Among the things that seem to be coming up in abundance right now are lupine, shirley poppies, california poppies and portulaca.

There is also the bane of my existence, bindweed as well as wild garlic which I will once again vainly engage in combat against.

All of my spring bulbs have already bloomed and faded, In their place perennial geraniums and bachelor buttons are getting ready to put on their modest show, my climbing roses that I like to think of as natures barbed wire, which will help thwart entry into my garden by the nocturnal cruisers in the park from trampling my flower beds are budding with clematis twining its way through the canes.

Spring is really here. Rainy or sunny, all working in concert to promote this fecund, even randy season. Renewing, promising, bringing hope.

The hot days of summer are ahead, bringing its own mood and agenda. Picnics, lazy days when it is good to just sit in the sun and be alive. But for now it is a busy time. Weeding, editing, visiting, renewing seasonal friendships, enjoying the seemingly unlimited possibilities that the time of year brings with it.

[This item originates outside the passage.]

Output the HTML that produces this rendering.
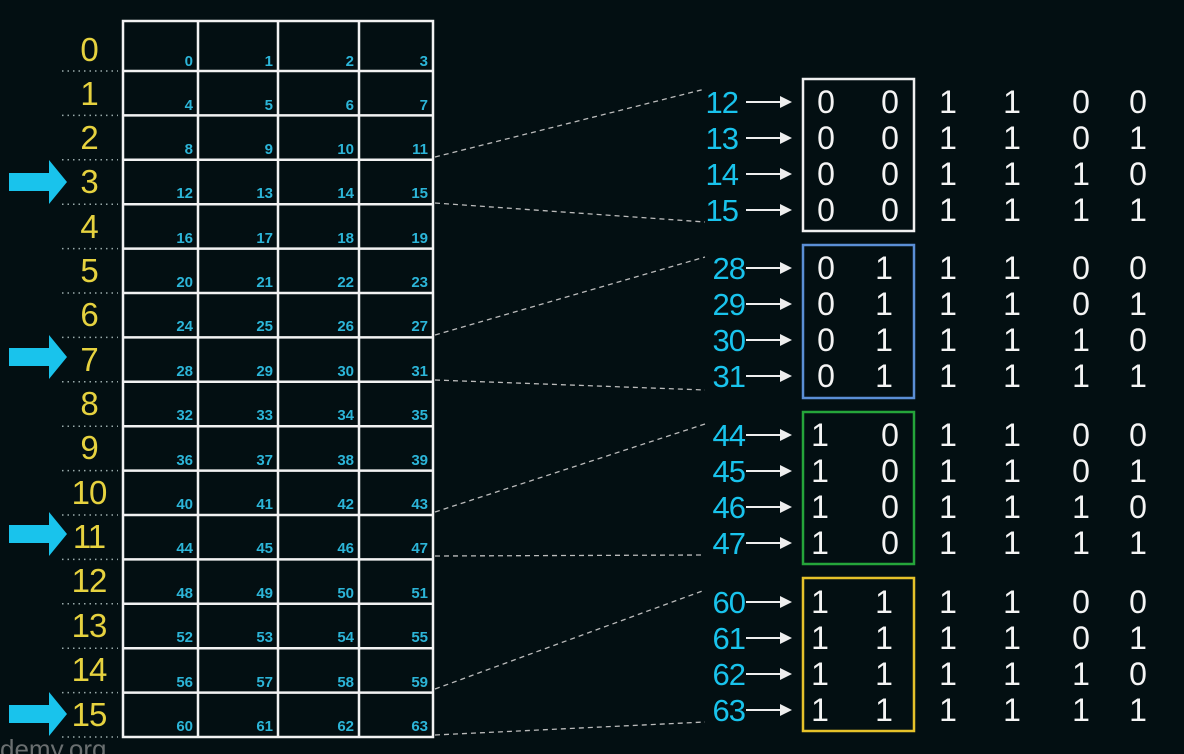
<!DOCTYPE html><html><head><style>body{margin:0;background:#030f12;}svg{display:block}</style></head><body>
<svg width="1184" height="754" viewBox="0 0 1184 754" xmlns="http://www.w3.org/2000/svg" font-family="Liberation Sans, sans-serif">
<rect width="1184" height="754" fill="#030f12"/>
<g stroke="#f2f2f2" stroke-width="2.5" fill="none">
<rect x="123" y="21" width="310" height="716"/>
<line x1="198" y1="21" x2="198" y2="737"/><line x1="278" y1="21" x2="278" y2="737"/><line x1="359" y1="21" x2="359" y2="737"/>
<line x1="123" y1="71" x2="433" y2="71"/><line x1="123" y1="115.4" x2="433" y2="115.4"/><line x1="123" y1="159.8" x2="433" y2="159.8"/><line x1="123" y1="204.2" x2="433" y2="204.2"/><line x1="123" y1="248.6" x2="433" y2="248.6"/><line x1="123" y1="293" x2="433" y2="293"/><line x1="123" y1="337.4" x2="433" y2="337.4"/><line x1="123" y1="381.8" x2="433" y2="381.8"/><line x1="123" y1="426.2" x2="433" y2="426.2"/><line x1="123" y1="470.6" x2="433" y2="470.6"/><line x1="123" y1="515" x2="433" y2="515"/><line x1="123" y1="559.4" x2="433" y2="559.4"/><line x1="123" y1="603.8" x2="433" y2="603.8"/><line x1="123" y1="648.2" x2="433" y2="648.2"/><line x1="123" y1="692.6" x2="433" y2="692.6"/>
</g>
<g stroke="#9aa" stroke-width="1.5" stroke-dasharray="1.5 4">
<line x1="62" y1="71" x2="118" y2="71"/><line x1="62" y1="115.4" x2="118" y2="115.4"/><line x1="62" y1="159.8" x2="118" y2="159.8"/><line x1="62" y1="204.2" x2="118" y2="204.2"/><line x1="62" y1="248.6" x2="118" y2="248.6"/><line x1="62" y1="293" x2="118" y2="293"/><line x1="62" y1="337.4" x2="118" y2="337.4"/><line x1="62" y1="381.8" x2="118" y2="381.8"/><line x1="62" y1="426.2" x2="118" y2="426.2"/><line x1="62" y1="470.6" x2="118" y2="470.6"/><line x1="62" y1="515" x2="118" y2="515"/><line x1="62" y1="559.4" x2="118" y2="559.4"/><line x1="62" y1="603.8" x2="118" y2="603.8"/><line x1="62" y1="648.2" x2="118" y2="648.2"/><line x1="62" y1="692.6" x2="118" y2="692.6"/><line x1="62" y1="737" x2="118" y2="737"/>
</g>
<g fill="#2cb5d8" font-size="15" font-weight="bold" text-anchor="end">
<text x="193" y="66">0</text><text x="273" y="66">1</text><text x="354" y="66">2</text><text x="428" y="66">3</text>
<text x="193" y="110">4</text><text x="273" y="110">5</text><text x="354" y="110">6</text><text x="428" y="110">7</text>
<text x="193" y="154">8</text><text x="273" y="154">9</text><text x="354" y="154">10</text><text x="428" y="154">11</text>
<text x="193" y="198">12</text><text x="273" y="198">13</text><text x="354" y="198">14</text><text x="428" y="198">15</text>
<text x="193" y="243">16</text><text x="273" y="243">17</text><text x="354" y="243">18</text><text x="428" y="243">19</text>
<text x="193" y="287">20</text><text x="273" y="287">21</text><text x="354" y="287">22</text><text x="428" y="287">23</text>
<text x="193" y="331">24</text><text x="273" y="331">25</text><text x="354" y="331">26</text><text x="428" y="331">27</text>
<text x="193" y="376">28</text><text x="273" y="376">29</text><text x="354" y="376">30</text><text x="428" y="376">31</text>
<text x="193" y="420">32</text><text x="273" y="420">33</text><text x="354" y="420">34</text><text x="428" y="420">35</text>
<text x="193" y="465">36</text><text x="273" y="465">37</text><text x="354" y="465">38</text><text x="428" y="465">39</text>
<text x="193" y="509">40</text><text x="273" y="509">41</text><text x="354" y="509">42</text><text x="428" y="509">43</text>
<text x="193" y="553">44</text><text x="273" y="553">45</text><text x="354" y="553">46</text><text x="428" y="553">47</text>
<text x="193" y="598">48</text><text x="273" y="598">49</text><text x="354" y="598">50</text><text x="428" y="598">51</text>
<text x="193" y="642">52</text><text x="273" y="642">53</text><text x="354" y="642">54</text><text x="428" y="642">55</text>
<text x="193" y="687">56</text><text x="273" y="687">57</text><text x="354" y="687">58</text><text x="428" y="687">59</text>
<text x="193" y="731">60</text><text x="273" y="731">61</text><text x="354" y="731">62</text><text x="428" y="731">63</text>
</g>
<g fill="#e6d23f" font-size="33" text-anchor="middle" letter-spacing="-1">
<text x="89" y="61">0</text><text x="89" y="105">1</text><text x="89" y="149">2</text><text x="89" y="193">3</text><text x="89" y="238">4</text><text x="89" y="282">5</text><text x="89" y="326">6</text><text x="89" y="371">7</text><text x="89" y="415">8</text><text x="89" y="459">9</text><text x="89" y="504">10</text><text x="89" y="548">11</text><text x="89" y="592">12</text><text x="89" y="637">13</text><text x="89" y="681">14</text><text x="89" y="726">15</text>
</g>
<g fill="#19c3ec">
<path d="M9 173h40v-13l18 22-18 22v-13H9z"/>
<path d="M9 348h40v-13l18 22-18 22v-13H9z"/>
<path d="M9 525h40v-13l18 22-18 22v-13H9z"/>
<path d="M9 705h40v-13l18 22-18 22v-13H9z"/>
</g>
<g stroke="#bbb" stroke-width="1.3" stroke-dasharray="5 4">
<line x1="435" y1="157" x2="705" y2="89"/><line x1="435" y1="203" x2="705" y2="222"/>
<line x1="435" y1="335" x2="705" y2="257"/><line x1="435" y1="380" x2="705" y2="390"/>
<line x1="435" y1="512" x2="705" y2="424"/><line x1="435" y1="556" x2="705" y2="555"/>
<line x1="435" y1="689" x2="705" y2="590"/><line x1="435" y1="735" x2="705" y2="722"/>
</g>
<g fill="none" stroke-width="2.5">
<rect x="803" y="79" width="111" height="152" stroke="#f0f0f0"/>
<rect x="803" y="245" width="111" height="153" stroke="#5b8fd6"/>
<rect x="803" y="412" width="111" height="152" stroke="#25a53a"/>
<rect x="803" y="578" width="111" height="153" stroke="#e6c22a"/>
</g>
<g stroke="#eee" stroke-width="2">
<line x1="746" y1="102" x2="782" y2="102"/><line x1="746" y1="138" x2="782" y2="138"/><line x1="746" y1="174" x2="782" y2="174"/><line x1="746" y1="210" x2="782" y2="210"/>
<line x1="746" y1="268" x2="782" y2="268"/><line x1="746" y1="304" x2="782" y2="304"/><line x1="746" y1="340" x2="782" y2="340"/><line x1="746" y1="376" x2="782" y2="376"/>
<line x1="746" y1="435" x2="782" y2="435"/><line x1="746" y1="471" x2="782" y2="471"/><line x1="746" y1="507" x2="782" y2="507"/><line x1="746" y1="543" x2="782" y2="543"/>
<line x1="746" y1="602" x2="782" y2="602"/><line x1="746" y1="638" x2="782" y2="638"/><line x1="746" y1="674" x2="782" y2="674"/><line x1="746" y1="710" x2="782" y2="710"/>
</g>
<g fill="#eee">
<path d="M780 96l12 6-12 6z"/><path d="M780 132l12 6-12 6z"/><path d="M780 168l12 6-12 6z"/><path d="M780 204l12 6-12 6z"/>
<path d="M780 262l12 6-12 6z"/><path d="M780 298l12 6-12 6z"/><path d="M780 334l12 6-12 6z"/><path d="M780 370l12 6-12 6z"/>
<path d="M780 429l12 6-12 6z"/><path d="M780 465l12 6-12 6z"/><path d="M780 501l12 6-12 6z"/><path d="M780 537l12 6-12 6z"/>
<path d="M780 596l12 6-12 6z"/><path d="M780 632l12 6-12 6z"/><path d="M780 668l12 6-12 6z"/><path d="M780 704l12 6-12 6z"/>
</g>
<g fill="#19c3ec" font-size="31" text-anchor="end" letter-spacing="-1">
<text x="738" y="113">12</text><text x="738" y="149">13</text><text x="738" y="185">14</text><text x="738" y="221">15</text>
<text x="745" y="279">28</text><text x="745" y="315">29</text><text x="745" y="351">30</text><text x="745" y="387">31</text>
<text x="745" y="446">44</text><text x="745" y="482">45</text><text x="745" y="518">46</text><text x="745" y="554">47</text>
<text x="745" y="613">60</text><text x="745" y="649">61</text><text x="745" y="685">62</text><text x="745" y="721">63</text>
</g>
<g fill="#f4f4f4" font-size="32" text-anchor="middle">
<text x="826" y="113">0</text><text x="890" y="113">0</text><text x="948" y="113">1</text><text x="1012" y="113">1</text><text x="1081" y="113">0</text><text x="1138" y="113">0</text>
<text x="826" y="149">0</text><text x="890" y="149">0</text><text x="948" y="149">1</text><text x="1012" y="149">1</text><text x="1081" y="149">0</text><text x="1138" y="149">1</text>
<text x="826" y="185">0</text><text x="890" y="185">0</text><text x="948" y="185">1</text><text x="1012" y="185">1</text><text x="1081" y="185">1</text><text x="1138" y="185">0</text>
<text x="826" y="221">0</text><text x="890" y="221">0</text><text x="948" y="221">1</text><text x="1012" y="221">1</text><text x="1081" y="221">1</text><text x="1138" y="221">1</text>
<text x="826" y="279">0</text><text x="884" y="279">1</text><text x="948" y="279">1</text><text x="1012" y="279">1</text><text x="1081" y="279">0</text><text x="1138" y="279">0</text>
<text x="826" y="315">0</text><text x="884" y="315">1</text><text x="948" y="315">1</text><text x="1012" y="315">1</text><text x="1081" y="315">0</text><text x="1138" y="315">1</text>
<text x="826" y="351">0</text><text x="884" y="351">1</text><text x="948" y="351">1</text><text x="1012" y="351">1</text><text x="1081" y="351">1</text><text x="1138" y="351">0</text>
<text x="826" y="387">0</text><text x="884" y="387">1</text><text x="948" y="387">1</text><text x="1012" y="387">1</text><text x="1081" y="387">1</text><text x="1138" y="387">1</text>
<text x="820" y="446">1</text><text x="890" y="446">0</text><text x="948" y="446">1</text><text x="1012" y="446">1</text><text x="1081" y="446">0</text><text x="1138" y="446">0</text>
<text x="820" y="482">1</text><text x="890" y="482">0</text><text x="948" y="482">1</text><text x="1012" y="482">1</text><text x="1081" y="482">0</text><text x="1138" y="482">1</text>
<text x="820" y="518">1</text><text x="890" y="518">0</text><text x="948" y="518">1</text><text x="1012" y="518">1</text><text x="1081" y="518">1</text><text x="1138" y="518">0</text>
<text x="820" y="554">1</text><text x="890" y="554">0</text><text x="948" y="554">1</text><text x="1012" y="554">1</text><text x="1081" y="554">1</text><text x="1138" y="554">1</text>
<text x="820" y="613">1</text><text x="884" y="613">1</text><text x="948" y="613">1</text><text x="1012" y="613">1</text><text x="1081" y="613">0</text><text x="1138" y="613">0</text>
<text x="820" y="649">1</text><text x="884" y="649">1</text><text x="948" y="649">1</text><text x="1012" y="649">1</text><text x="1081" y="649">0</text><text x="1138" y="649">1</text>
<text x="820" y="685">1</text><text x="884" y="685">1</text><text x="948" y="685">1</text><text x="1012" y="685">1</text><text x="1081" y="685">1</text><text x="1138" y="685">0</text>
<text x="820" y="721">1</text><text x="884" y="721">1</text><text x="948" y="721">1</text><text x="1012" y="721">1</text><text x="1081" y="721">1</text><text x="1138" y="721">1</text>
</g>
<text x="0" y="758" fill="#6a6f70" font-size="26">demy.org</text>
</svg>
</body></html>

It has been a rather tough 3 weeks here in Ganome land. I have been a little stretched and patience is rather thin on the ground, but days like today give me hope. It may just be the time of year and the mood of renewal, watching as nature reasserts the reproductive prerogative. Whatever is keeping me buoyed up, I am willing to take it. Because it's spring and I have hope.

Monday, May 14, 2007


We were talking this afternoon and a coworker mentioned Monkey's birthday was coming up.

Monkey: "That's right, I'll be 31."

Me: "Oh, you'll be a prime number this year."

I have spent far too much time around nerds.